If imitation wasn't flattering, then why would millions each year dress up on Halloween and pretend to be other people? It's fun, the idea of emulating another person/character and playing someone else for a few hours. Unfortunately, nobody told pro wrestling that imitation was supposed to be a compliment.
Counterfeit clones rarely work in wrestling, that's just a fact of life. Note the italics, though, because Jay Lethal's 'Black Machismo' gimmick in TNA charmed everyone and even led to 'Macho Man' Randy Savage reportedly giving him a call of endorsement. Lethal's success is an exception however, and definitely not a rule.
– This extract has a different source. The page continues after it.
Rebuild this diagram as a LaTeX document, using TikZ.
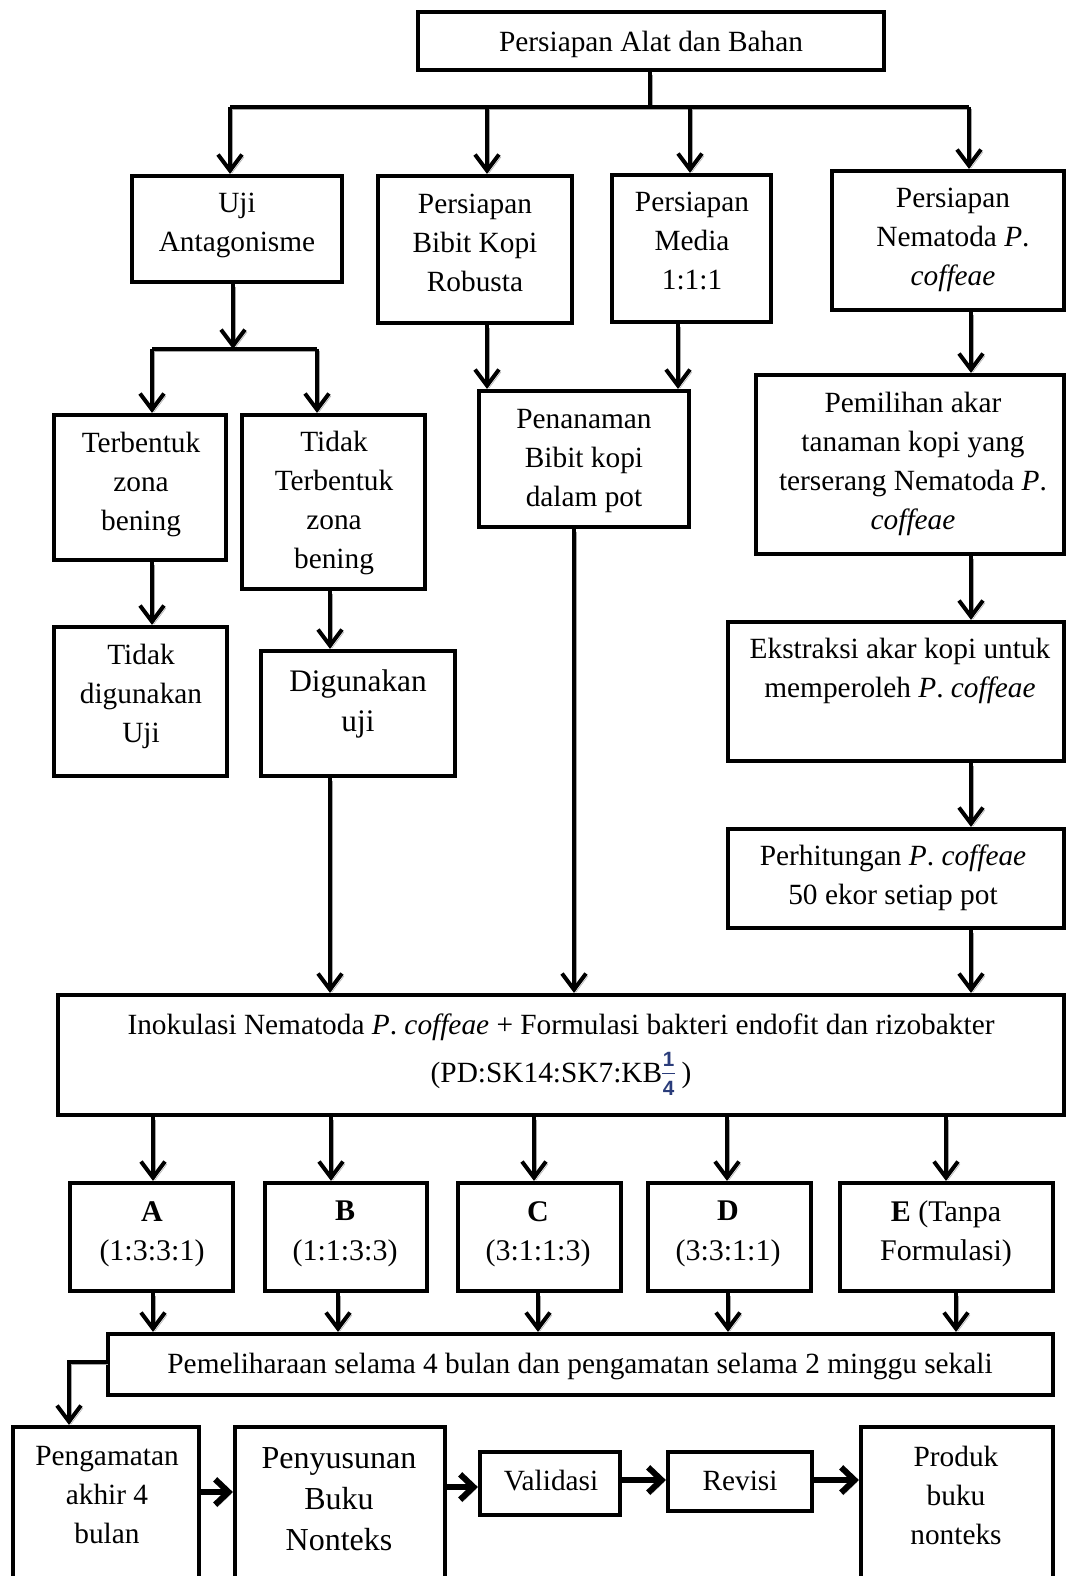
\documentclass[tikz,border=0pt]{standalone}
\usepackage{fontspec}
\setmainfont{Liberation Serif}
\newfontfamily\fracfont{Liberation Sans}
\usetikzlibrary{arrows.meta}
\definecolor{fracc}{HTML}{2A3C7A}
\tikzset{
  box/.style={draw=black, line width=3.2pt, fill=white, inner sep=0pt},
  txt/.style={align=center, inner sep=0pt, font=\fontsize{22}{29.25}\selectfont},
  midtxt/.style={align=center, inner sep=0pt, font=\fontsize{22.5}{29.5}\selectfont},
  bigtxt/.style={align=center, inner sep=0pt, font=\fontsize{23.5}{30}\selectfont},
  hugetxt/.style={align=center, inner sep=0pt, font=\fontsize{24}{30.75}\selectfont},
  shd/.style={preaction={draw=black!35, transform canvas={shift={(1.5pt,-1.8pt)}}}},
  con/.style={line width=3pt, shd},
  arr/.style={con, -{Straight Barb[length=12pt,width=18pt]}},
  harr/.style={line width=4.5pt, shd, -{Straight Barb[length=10pt,width=19pt]}},
}
\newcommand\mkbox[5]{%
  \pgfmathsetmacro\mkBW{(#4-#2)*0.75}%
  \pgfmathsetmacro\mkBH{(#5-#3)*0.75}%
  \node[box, minimum width=\mkBW pt, minimum height=\mkBH pt] (#1) at ({(#2+#4)/2},{(#3+#5)/2}) {};}
\newcommand\frq{\raisebox{-9.75pt}{\fracfont\bfseries\fontsize{15.5}{15.5}\selectfont\color{fracc}%
  \vbox{\offinterlineskip\hbox to 9.5pt{\hss 1\hss}\kern5pt\hrule height 1pt\kern5pt\hbox to 9.5pt{\hss 4\hss}}}}
\begin{document}
\begin{tikzpicture}[x=0.75pt,y=-0.75pt]
\useasboundingbox (0,0) rectangle (1067,1576);
\clip (0,0) rectangle (1067,1576);
\fill[white] (0,0) rectangle (1067,1576);

% ---------- boxes ----------
\mkbox{top}{418}{12}{884}{70}
\mkbox{uji}{132}{176}{342}{282}
\mkbox{bibit}{378}{176}{572}{323}
\mkbox{media}{612}{175}{771}{322}
\mkbox{nema}{832}{171}{1064}{310}
\mkbox{terb}{54}{415}{226}{560}
\mkbox{tterb}{242}{415}{425}{589}
\mkbox{tdig}{54}{627}{227}{776}
\mkbox{dig}{261}{651}{455}{776}
\mkbox{tanam}{479}{391}{689}{527}
\mkbox{pilih}{756}{375}{1064}{554}
\mkbox{ekstr}{728}{622}{1064}{761}
\mkbox{hitung}{728}{829}{1064}{928}
\mkbox{inok}{58}{995}{1064}{1115}
\mkbox{A}{70}{1183}{233}{1291}
\mkbox{B}{265}{1183}{427}{1291}
\mkbox{C}{458}{1183}{621}{1291}
\mkbox{D}{648}{1183}{811}{1291}
\mkbox{E}{840}{1183}{1053}{1291}
\mkbox{pemel}{108}{1334}{1053}{1395}
\mkbox{peng}{13}{1427}{199}{1620}
\mkbox{susun}{235}{1427}{445}{1620}
\mkbox{valid}{480}{1452}{620}{1515}
\mkbox{revisi}{668}{1452}{812}{1511}
\mkbox{produk}{861}{1427}{1053}{1620}

% ---------- texts ----------
\node[txt] (top-t) at (651,44) {Persiapan Alat dan Bahan};
\node[txt] (uji-t) at (237,225) {Uji\\Antagonisme};
\node[txt] (bibit-t) at (475,243) {Persiapan\\Bibit Kopi\\Robusta};
\node[txt] (media-t) at (692,241) {Persiapan\\Media\\1:1:1};
\node[txt] (nema-t) at (953,240) {Persiapan\\Nematoda \textit{P}.\\\textit{coffeae}};
\node[txt] (terb-t) at (141,484) {Terbentuk\\zona\\bening};
\node[txt] (tterb-t) at (334,503) {Tidak\\Terbentuk\\zona\\bening};
\node[txt] (tdig-t) at (141,696) {Tidak\\digunakan\\Uji};
\node[bigtxt] (dig-t) at (358,704) {Digunakan\\uji};
\node[txt] (tanam-t) at (584,461) {Penanaman\\Bibit kopi\\dalam pot};
\node[txt] (pilih-t) at (913,464) {Pemilihan akar\\tanaman kopi yang\\terserang Nematoda \textit{P}.\\\textit{coffeae}};
\node[txt] (ekstr-t) at (900,671) {Ekstraksi akar kopi untuk\\memperoleh \textit{P}. \textit{coffeae}};
\node[txt] (hitung-t) at (893,878) {Perhitungan \textit{P}. \textit{coffeae}\\50 ekor setiap pot};
\node[txt] (inok-t1) at (561,1027) {Inokulasi Nematoda \textit{P}. \textit{coffeae} + Formulasi bakteri endofit dan rizobakter};
\node[txt, anchor=base] (inok-t2) at (561,1082) {(PD:SK14:SK7:KB\frq\hspace{5pt})};
\node[midtxt] (A-t) at (152,1234) {\textbf{A}\\(1:3:3:1)};
\node[midtxt] (B-t) at (345,1234) {\textbf{B}\\(1:1:3:3)};
\node[midtxt] (C-t) at (538,1234) {\textbf{C}\\(3:1:1:3)};
\node[midtxt] (D-t) at (728,1234) {\textbf{D}\\(3:3:1:1)};
\node[midtxt] (E-t) at (946,1234) {\textbf{E} (Tanpa\\Formulasi)};
\node[txt] (pemel-t) at (580,1366) {Pemeliharaan selama 4 bulan dan pengamatan selama 2 minggu sekali};
\node[txt] (peng-t) at (107,1495) {Pengamatan\\akhir 4\\bulan};
\node[hugetxt] (susun-t) at (339,1499) {Penyusunan\\Buku\\Nonteks};
\node[txt] (valid-t) at (551,1481) {Validasi};
\node[txt] (revisi-t) at (740,1481) {Revisi};
\node[txt] (produk-t) at (956,1495) {Produk\\buku\\nonteks};

% ---------- coordinates ----------
\coordinate (stem) at (650,107);
\coordinate (barL) at (230,107);
\coordinate (barR) at (969,107);
\coordinate (xb) at (487,107);
\coordinate (xm) at (690,107);
\coordinate (uj) at (233,349);
\coordinate (ujL) at (152,349);
\coordinate (ujR) at (317,349);
\coordinate (x330) at (330,0);
\coordinate (x487) at (487,0);
\coordinate (x678) at (678,0);
\coordinate (x574) at (574,0);
\coordinate (x971) at (971,0);
\coordinate (a1) at (153,0);
\coordinate (a2) at (331,0);
\coordinate (a3) at (534,0);
\coordinate (a4) at (727,0);
\coordinate (a5) at (946,0);
\coordinate (b1) at (153,0);
\coordinate (b2) at (338,0);
\coordinate (b3) at (538,0);
\coordinate (b4) at (728,0);
\coordinate (b5) at (956,0);
\coordinate (lc) at (69,1362);
\coordinate (h1) at (0,1492);
\coordinate (h2) at (0,1487);
\coordinate (h3) at (0,1480);

% ---------- connectors ----------
\draw[con] (top.south -| stem) -- (stem);
\draw[con] (barL) -- (barR);
\draw[arr] (barL) -- (barL |- uji.north);
\draw[arr] (xb) -- (xb |- bibit.north);
\draw[arr] (xm) -- (xm |- media.north);
\draw[arr] (barR) -- (barR |- nema.north);

\draw[arr] (uji.south -| uj) -- (uj);
\draw[con] (ujL) -- (ujR);
\draw[arr] (ujL) -- (ujL |- terb.north);
\draw[arr] (ujR) -- (ujR |- tterb.north);
\draw[arr] (terb.south -| ujL) -- (tdig.north -| ujL);
\draw[arr] (tterb.south -| x330) -- (dig.north -| x330);
\draw[arr] (dig.south -| x330) -- (inok.north -| x330);

\draw[arr] (bibit.south -| x487) -- (tanam.north -| x487);
\draw[arr] (media.south -| x678) -- (tanam.north -| x678);
\draw[arr] (tanam.south -| x574) -- (inok.north -| x574);

\draw[arr] (nema.south -| x971) -- (pilih.north -| x971);
\draw[arr] (pilih.south -| x971) -- (ekstr.north -| x971);
\draw[arr] (ekstr.south -| x971) -- (hitung.north -| x971);
\draw[arr] (hitung.south -| x971) -- (inok.north -| x971);

\draw[arr] (inok.south -| a1) -- (A.north -| a1);
\draw[arr] (inok.south -| a2) -- (B.north -| a2);
\draw[arr] (inok.south -| a3) -- (C.north -| a3);
\draw[arr] (inok.south -| a4) -- (D.north -| a4);
\draw[arr] (inok.south -| a5) -- (E.north -| a5);

\draw[arr] (A.south -| b1) -- (pemel.north -| b1);
\draw[arr] (B.south -| b2) -- (pemel.north -| b2);
\draw[arr] (C.south -| b3) -- (pemel.north -| b3);
\draw[arr] (D.south -| b4) -- (pemel.north -| b4);
\draw[arr] (E.south -| b5) -- (pemel.north -| b5);

\draw[arr] (pemel.west |- lc) -- (lc) -- (lc |- peng.north);

\draw[harr] (peng.east |- h1) -- (susun.west |- h1);
\draw[harr] (susun.east |- h2) -- (valid.west |- h2);
\draw[harr] (valid.east |- h3) -- (revisi.west |- h3);
\draw[harr] (revisi.east |- h3) -- (produk.west |- h3);
\end{tikzpicture}
\end{document}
There are more examples of failed impersonation, parody and downright plagiarism than successes. Quite what these performers and promotions were thinking when they thought throwing on the glad rags or poorly taking jabs at others would draw money is anyone's guess.
Dress up? Time to dress them down, more like...
10. The Meta-Powers
Pop quiz any wrestling punter on the most recognisable wrestler of their youth and chances are Hulk Hogan will crop up a fair few times. Randy Savage may well even be next in line, so imagine fan joy when Hulkamania and Macho Madness joined together to form The Mega-Powers in 1988. That kind of magic could never be replicated.
Trust WWE to try and parody Hogan and Savage with a pair of midcarders they had no other ideas for. Curtis Axel touted 'Axelmania' and former intellectual Damien Sandow was rethought as 'Macho Mandow' for a short period in 2015. Collectively, they were known as The Meta-Powers, although the team did little to add to what had come before.
After WWE severed ties with Hogan in July amidst allegations of racism, the Meta-Powers gimmick was dropped. Thank God for that, because it was hokey at best and insufferable at worst. Just watch SummerSlam '88 for your fix of Mega-Powers goodness instead.